Now, more than three years later, some of those feelings of grief and anger have returned as I watch videos of gun-toting fascist militias march unimpeded in public spaces and government buildings or see white supremacists like Rep. Marjorie Taylor Greene berating anti-gun student leaders and mocking news of the massacre.
What makes matters even worse is that the whole narrative around the Parkland shootings has now shifted away from gun control to whether or not Cruz should be given the death penalty.
As they enter the penalty phase of his trial and the public cry for Cruz’s execution begins in earnest in the media, prosecutors have vowed to pursue the death penalty.
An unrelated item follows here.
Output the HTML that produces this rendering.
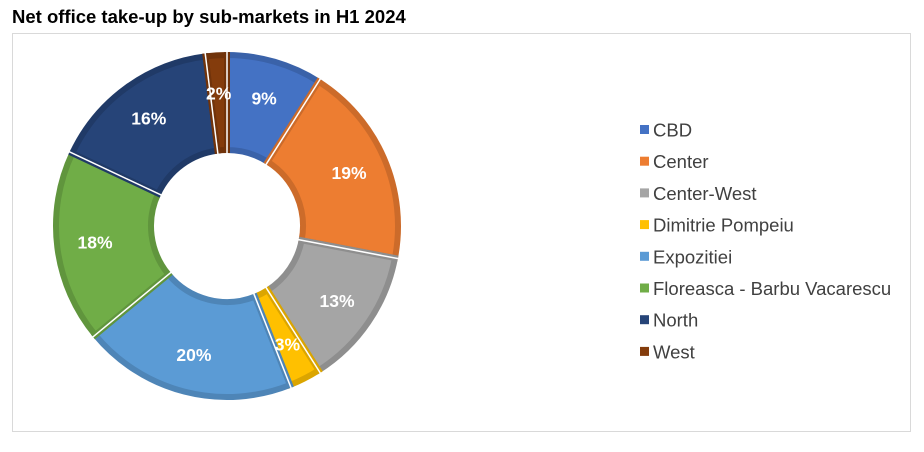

I think it’s important to remember that Cruz was 19 at the time and had a history of mental health and behavior problems. He used a semiautomatic rifle that he had legally bought to carry out the assault. A state murder of Nickolas Cruz will do nothing to prevent more mass shootings but it will succeed in shifting the focus of the Parkland story from where it needs to be.
It will be a great and historic tragedy if this Dem majority in congress fails again on gun control.